Does the Church Have a Responsibility toward Israel? - Part 4

Johannes Pflaum

There is an erroneous thought process that is widespread among Bible-believing Christians. It is the failure to differentiate between Israel’s election and its salvation. Some think that because of Israel’s election, every Jew will be saved.

They point to Romans 11:26a, “And so all Israel shall be saved.” Others are of the opinion that, since Jews are not automatically saved, modern Israel is also no longer God’s chosen nation, but a nation like all others.

But Israel does remain God’s chosen nation throughout all time. (Other nations’ attitude toward Israel and the Jewish people usually also reflects their attitude toward God.) However, this does not mean that each and every Jew will be saved. We read about this in Hebrews 4:2: “For unto us was the gospel preached, as well as unto them: but the word preached did not profit them, not being mixed with faith in them that heard it.”

Because Israel’s election does not impart automatic salvation, her people need to hear our witness concerning Jesus. Now the question is: how can this witness become effective? Certainly not if we accuse the Jews or try to enlighten them in a condescending manner. This is an arrogant mistake, which Christianity has been guilty of far too often in the past. The only way is by proving our love for Israel. As Paul confirms: “I say then, have they stumbled that they should fall? God forbid: but rather through their fall salvation is come unto the Gentiles, for to provoke them to jealousy…For I speak to you Gentiles, inasmuch as I am the apostle of the Gentiles, I magnify mine office: if by any means I may provoke to emulation them which are my flesh, and might save some of them” (Romans 11:11, 13-14).

We ought to provoke Israel to jealousy—meaning, we approach with love. We speak of what has been bestowed upon us by the Messiah Jesus and what He means to us personally. We give witness of the peace we have with God because of Jesus Christ, who died for our sins. Thus, Israel should begin to ask: “Why are these people so different from all others? Why do they love us? Why do they have such inner peace, and for what reason do they have so much hope for Israel?”

This is the great responsibility and commission of the Church of Jesus Christ: to provoke the people of Israel to envy, in a positive sense, so that some of them will be saved. The question is never whether Israel needs to hear the gospel—rather, what is the best way for us to witness to them. But what about Romans 11:26? Paul tells us there that upon the Lord’s return, all Israel will be saved. Is our witness then really necessary? However, only two chapters earlier Paul emphasizes something different: “Esaias also crieth concerning Israel, Though the number of the children of Israel be as the sand of the sea, a remnant shall be saved” (Romans 9:27). How do we understand that, on the one hand, it is called a remnant, and two chapters later, we read that it is all of Israel? Romans 11:5 helps us by introducing the concept of a “remnant according to the election of grace.”

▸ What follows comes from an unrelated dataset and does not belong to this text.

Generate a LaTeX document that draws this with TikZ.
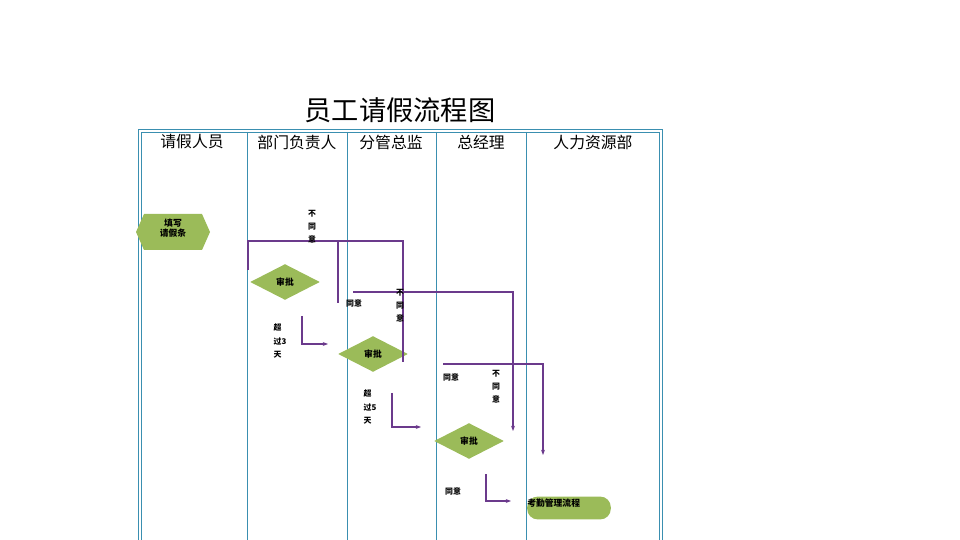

The remnant due to the election of grace are all those Israelites who acknowledge Jesus as their Messiah and put their faith in Him. And this clarifies that belonging to the people of Israel does not mean automatic salvation. It is always a matter of a relationship to Jesus. But when the Lord returns to earth, every Jew alive at that time will recognize Him and be saved. We read about that in Zechariah 12:10. At the second coming of Jesus Christ, all of Israel will turn to Him and be saved, every Jew alive on that day. Thus, at that point in time it will be all of Israel. But from a chronological point of view, it will also be a remnant; namely, the last generation alive at the Lord’s return.    

Therefore, it is our task, our responsibility, to lovingly bring the gospel message of the Messiah to Israel and, in Paul’s words, “provoke them to jealousy.”